WRITTEN INSTRUCTION: Please write out the lines of the data exactly, beginning with the first and ending with the line containing "yticks = [4, 5, 6, 7, 8, 9, 10, 11]"; leave the pictures behind.

----- DATA FOR THIS EXERCISE -----

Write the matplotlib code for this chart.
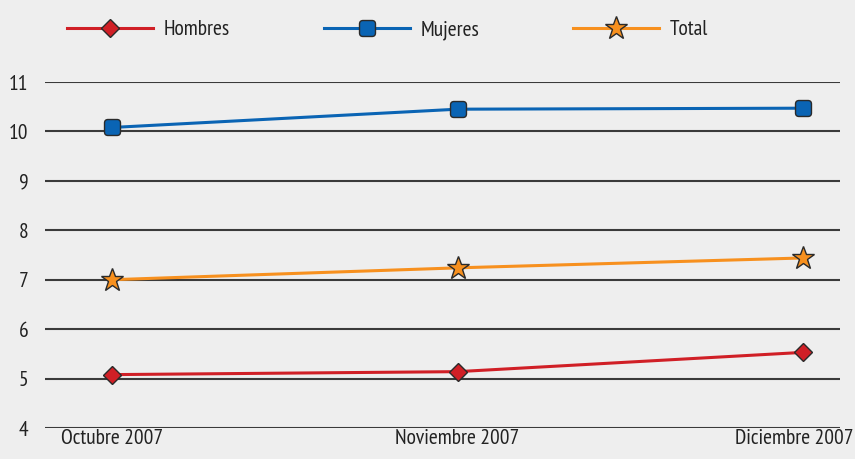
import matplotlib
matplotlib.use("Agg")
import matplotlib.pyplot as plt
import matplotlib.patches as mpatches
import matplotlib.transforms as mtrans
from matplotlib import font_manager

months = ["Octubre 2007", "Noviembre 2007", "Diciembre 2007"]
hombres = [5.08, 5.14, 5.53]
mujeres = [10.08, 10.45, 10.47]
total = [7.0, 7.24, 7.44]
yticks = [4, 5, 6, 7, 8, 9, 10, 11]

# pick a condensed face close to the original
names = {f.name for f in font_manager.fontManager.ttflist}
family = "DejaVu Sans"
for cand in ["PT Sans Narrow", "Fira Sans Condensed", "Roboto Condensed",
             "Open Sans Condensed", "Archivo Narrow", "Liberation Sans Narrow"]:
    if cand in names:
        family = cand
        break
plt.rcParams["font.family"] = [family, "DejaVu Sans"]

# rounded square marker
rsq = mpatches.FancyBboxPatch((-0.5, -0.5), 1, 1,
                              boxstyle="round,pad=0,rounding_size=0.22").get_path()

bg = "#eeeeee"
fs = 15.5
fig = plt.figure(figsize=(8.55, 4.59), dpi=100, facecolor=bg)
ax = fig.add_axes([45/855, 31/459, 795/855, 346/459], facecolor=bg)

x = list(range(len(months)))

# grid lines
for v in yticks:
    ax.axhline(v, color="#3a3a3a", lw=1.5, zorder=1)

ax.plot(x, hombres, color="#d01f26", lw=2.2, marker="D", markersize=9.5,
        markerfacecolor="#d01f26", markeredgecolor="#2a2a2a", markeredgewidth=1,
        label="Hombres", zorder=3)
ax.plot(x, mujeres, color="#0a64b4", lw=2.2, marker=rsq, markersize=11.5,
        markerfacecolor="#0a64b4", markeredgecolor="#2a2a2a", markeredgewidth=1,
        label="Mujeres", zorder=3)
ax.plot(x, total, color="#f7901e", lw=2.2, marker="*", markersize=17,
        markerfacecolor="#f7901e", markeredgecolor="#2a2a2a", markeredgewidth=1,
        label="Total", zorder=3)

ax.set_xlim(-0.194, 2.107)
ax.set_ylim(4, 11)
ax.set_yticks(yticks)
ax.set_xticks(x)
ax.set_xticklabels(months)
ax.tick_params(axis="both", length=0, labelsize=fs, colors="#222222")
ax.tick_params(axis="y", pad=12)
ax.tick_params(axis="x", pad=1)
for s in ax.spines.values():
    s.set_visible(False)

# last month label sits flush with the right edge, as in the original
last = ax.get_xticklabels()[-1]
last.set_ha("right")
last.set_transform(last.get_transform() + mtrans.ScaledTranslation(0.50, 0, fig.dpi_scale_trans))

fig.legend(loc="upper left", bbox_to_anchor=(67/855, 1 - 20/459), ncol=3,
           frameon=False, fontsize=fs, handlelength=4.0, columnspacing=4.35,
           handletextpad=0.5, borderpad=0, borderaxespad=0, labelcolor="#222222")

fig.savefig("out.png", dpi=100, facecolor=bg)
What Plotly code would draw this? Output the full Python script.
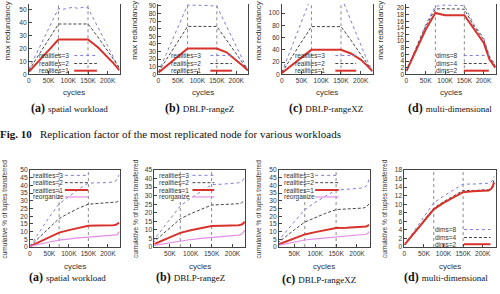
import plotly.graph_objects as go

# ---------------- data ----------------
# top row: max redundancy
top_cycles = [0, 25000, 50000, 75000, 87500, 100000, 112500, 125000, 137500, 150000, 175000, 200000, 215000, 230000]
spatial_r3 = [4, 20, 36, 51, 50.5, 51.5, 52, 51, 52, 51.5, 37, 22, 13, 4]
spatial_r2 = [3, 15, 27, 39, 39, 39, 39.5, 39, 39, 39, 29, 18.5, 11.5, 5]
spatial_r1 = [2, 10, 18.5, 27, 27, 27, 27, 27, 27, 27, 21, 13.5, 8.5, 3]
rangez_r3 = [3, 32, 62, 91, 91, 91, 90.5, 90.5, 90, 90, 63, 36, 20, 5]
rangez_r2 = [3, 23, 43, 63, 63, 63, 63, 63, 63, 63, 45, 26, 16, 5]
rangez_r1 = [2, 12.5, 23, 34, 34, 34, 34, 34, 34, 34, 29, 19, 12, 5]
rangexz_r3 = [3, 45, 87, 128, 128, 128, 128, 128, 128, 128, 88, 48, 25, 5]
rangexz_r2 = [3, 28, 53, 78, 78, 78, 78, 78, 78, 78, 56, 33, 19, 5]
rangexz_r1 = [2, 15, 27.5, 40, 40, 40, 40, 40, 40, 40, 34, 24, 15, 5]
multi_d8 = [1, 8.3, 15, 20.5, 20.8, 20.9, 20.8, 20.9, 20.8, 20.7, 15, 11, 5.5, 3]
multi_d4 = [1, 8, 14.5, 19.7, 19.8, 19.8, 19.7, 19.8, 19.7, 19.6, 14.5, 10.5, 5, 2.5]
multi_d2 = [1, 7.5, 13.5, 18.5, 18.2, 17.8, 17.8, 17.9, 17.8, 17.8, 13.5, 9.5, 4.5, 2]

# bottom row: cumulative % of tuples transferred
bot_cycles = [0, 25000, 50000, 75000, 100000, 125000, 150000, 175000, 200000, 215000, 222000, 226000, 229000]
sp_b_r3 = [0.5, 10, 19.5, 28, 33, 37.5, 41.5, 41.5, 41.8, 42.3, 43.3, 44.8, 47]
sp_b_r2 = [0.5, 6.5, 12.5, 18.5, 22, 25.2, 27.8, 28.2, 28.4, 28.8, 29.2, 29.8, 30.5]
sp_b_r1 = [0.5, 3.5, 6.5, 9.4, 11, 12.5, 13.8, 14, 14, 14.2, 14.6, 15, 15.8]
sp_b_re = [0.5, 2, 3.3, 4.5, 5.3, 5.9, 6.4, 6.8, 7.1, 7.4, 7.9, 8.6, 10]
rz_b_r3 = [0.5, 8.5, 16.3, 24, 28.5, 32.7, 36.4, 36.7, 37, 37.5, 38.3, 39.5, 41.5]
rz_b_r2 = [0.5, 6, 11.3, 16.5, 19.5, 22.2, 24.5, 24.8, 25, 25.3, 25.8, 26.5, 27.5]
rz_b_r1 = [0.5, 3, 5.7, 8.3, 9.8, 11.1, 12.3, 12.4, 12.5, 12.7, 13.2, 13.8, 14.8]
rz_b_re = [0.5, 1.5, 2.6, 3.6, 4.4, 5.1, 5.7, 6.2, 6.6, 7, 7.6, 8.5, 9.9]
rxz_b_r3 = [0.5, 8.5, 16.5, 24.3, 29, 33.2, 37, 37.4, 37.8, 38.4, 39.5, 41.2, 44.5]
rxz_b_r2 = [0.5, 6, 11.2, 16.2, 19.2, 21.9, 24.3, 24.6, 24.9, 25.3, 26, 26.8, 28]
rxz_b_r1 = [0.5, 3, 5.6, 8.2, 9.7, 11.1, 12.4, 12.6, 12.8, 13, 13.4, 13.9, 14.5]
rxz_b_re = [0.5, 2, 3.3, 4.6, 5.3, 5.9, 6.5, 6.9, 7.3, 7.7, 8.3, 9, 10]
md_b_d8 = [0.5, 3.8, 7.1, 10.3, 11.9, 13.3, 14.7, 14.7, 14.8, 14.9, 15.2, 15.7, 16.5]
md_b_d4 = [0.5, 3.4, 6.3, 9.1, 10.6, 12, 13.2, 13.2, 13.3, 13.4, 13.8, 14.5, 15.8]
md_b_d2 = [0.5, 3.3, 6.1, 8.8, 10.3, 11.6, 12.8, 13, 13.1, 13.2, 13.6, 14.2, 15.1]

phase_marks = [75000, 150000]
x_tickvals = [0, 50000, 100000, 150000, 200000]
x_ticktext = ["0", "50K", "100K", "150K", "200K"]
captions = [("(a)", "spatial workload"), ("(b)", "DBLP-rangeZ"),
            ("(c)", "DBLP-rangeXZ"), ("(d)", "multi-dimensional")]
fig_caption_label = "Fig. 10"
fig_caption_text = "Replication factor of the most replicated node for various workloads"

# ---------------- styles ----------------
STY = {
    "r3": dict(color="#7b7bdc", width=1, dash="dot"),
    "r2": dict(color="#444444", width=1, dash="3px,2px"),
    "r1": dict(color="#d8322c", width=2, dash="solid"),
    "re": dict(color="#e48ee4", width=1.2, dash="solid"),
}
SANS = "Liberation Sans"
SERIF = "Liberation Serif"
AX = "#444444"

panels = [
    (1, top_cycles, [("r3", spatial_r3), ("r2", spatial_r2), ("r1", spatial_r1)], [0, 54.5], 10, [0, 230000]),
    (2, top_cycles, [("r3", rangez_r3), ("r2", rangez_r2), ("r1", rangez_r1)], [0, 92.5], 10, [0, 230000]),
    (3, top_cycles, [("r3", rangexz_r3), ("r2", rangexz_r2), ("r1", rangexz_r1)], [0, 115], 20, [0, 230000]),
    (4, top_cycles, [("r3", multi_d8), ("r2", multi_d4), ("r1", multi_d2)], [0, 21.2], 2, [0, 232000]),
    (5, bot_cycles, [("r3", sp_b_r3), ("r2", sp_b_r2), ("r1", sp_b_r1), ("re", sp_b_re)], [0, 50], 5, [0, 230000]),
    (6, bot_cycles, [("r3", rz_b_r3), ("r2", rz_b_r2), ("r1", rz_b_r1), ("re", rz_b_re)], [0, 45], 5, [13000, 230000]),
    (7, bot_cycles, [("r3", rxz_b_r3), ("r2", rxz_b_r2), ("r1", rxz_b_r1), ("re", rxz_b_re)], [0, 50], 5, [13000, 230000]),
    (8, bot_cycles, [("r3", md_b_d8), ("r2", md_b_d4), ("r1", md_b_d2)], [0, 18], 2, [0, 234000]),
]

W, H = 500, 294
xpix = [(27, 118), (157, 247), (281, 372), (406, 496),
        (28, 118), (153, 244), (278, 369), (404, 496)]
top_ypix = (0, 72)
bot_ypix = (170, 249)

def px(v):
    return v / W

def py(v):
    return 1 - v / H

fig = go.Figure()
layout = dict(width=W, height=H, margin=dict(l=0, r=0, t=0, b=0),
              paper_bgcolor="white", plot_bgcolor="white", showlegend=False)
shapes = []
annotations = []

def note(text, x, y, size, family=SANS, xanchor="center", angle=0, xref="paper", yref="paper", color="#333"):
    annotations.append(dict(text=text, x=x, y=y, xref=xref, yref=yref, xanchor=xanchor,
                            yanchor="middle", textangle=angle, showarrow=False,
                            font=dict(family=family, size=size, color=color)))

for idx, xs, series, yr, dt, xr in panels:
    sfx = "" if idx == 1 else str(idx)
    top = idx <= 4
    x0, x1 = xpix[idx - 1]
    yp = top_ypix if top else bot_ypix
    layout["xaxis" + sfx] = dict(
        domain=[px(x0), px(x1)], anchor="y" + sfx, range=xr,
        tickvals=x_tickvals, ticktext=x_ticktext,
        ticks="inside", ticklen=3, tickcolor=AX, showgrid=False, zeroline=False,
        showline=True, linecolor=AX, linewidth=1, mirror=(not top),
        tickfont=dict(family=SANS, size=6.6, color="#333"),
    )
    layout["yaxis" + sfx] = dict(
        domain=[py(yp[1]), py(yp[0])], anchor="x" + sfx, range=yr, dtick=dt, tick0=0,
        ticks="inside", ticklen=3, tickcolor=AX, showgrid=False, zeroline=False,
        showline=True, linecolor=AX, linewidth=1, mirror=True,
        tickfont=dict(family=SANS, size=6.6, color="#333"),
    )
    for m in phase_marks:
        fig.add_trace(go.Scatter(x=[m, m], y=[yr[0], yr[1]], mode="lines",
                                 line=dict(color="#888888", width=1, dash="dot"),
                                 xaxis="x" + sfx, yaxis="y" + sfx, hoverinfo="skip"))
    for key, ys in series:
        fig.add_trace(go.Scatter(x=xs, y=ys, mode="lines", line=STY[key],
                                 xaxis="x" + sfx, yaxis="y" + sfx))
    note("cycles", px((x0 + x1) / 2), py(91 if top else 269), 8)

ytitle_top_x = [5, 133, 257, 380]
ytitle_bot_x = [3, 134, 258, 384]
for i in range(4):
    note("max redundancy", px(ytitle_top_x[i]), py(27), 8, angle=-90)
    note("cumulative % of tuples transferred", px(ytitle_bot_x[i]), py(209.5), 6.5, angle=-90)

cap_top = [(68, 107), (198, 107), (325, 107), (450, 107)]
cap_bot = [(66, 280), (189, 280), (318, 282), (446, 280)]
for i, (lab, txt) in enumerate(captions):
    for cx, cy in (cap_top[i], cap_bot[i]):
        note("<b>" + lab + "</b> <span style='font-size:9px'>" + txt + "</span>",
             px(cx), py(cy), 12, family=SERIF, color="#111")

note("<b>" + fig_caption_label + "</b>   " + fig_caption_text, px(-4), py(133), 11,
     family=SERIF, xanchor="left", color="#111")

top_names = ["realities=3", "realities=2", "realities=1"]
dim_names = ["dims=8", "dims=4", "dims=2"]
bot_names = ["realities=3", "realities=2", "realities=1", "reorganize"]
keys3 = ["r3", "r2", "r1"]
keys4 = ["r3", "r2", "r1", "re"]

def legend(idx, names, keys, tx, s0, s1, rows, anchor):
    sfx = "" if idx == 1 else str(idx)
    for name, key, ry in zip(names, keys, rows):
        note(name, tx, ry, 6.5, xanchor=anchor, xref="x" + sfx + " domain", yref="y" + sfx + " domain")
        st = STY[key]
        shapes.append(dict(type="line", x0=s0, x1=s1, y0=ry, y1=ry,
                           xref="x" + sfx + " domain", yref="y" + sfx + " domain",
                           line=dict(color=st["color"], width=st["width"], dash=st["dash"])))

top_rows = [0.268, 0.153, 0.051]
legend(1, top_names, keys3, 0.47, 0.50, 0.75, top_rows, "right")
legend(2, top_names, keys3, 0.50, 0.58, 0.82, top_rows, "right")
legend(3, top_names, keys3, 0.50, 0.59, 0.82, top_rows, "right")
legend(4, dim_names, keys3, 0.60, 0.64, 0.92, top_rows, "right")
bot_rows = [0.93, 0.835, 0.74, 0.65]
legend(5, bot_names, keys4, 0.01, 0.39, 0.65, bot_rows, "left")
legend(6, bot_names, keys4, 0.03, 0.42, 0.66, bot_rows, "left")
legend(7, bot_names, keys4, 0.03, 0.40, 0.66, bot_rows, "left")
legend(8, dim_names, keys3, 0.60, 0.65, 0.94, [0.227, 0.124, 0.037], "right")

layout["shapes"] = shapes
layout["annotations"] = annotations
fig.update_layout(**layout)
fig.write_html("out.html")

-----

SOLUTION TO THIS EXERCISE:
Write the matplotlib code for this chart.
import matplotlib
matplotlib.use("Agg")
import matplotlib.pyplot as plt
import matplotlib.patches as mpatches
import matplotlib.transforms as mtrans
from matplotlib import font_manager

months = ["Octubre 2007", "Noviembre 2007", "Diciembre 2007"]
hombres = [5.08, 5.14, 5.53]
mujeres = [10.08, 10.45, 10.47]
total = [7.0, 7.24, 7.44]
yticks = [4, 5, 6, 7, 8, 9, 10, 11]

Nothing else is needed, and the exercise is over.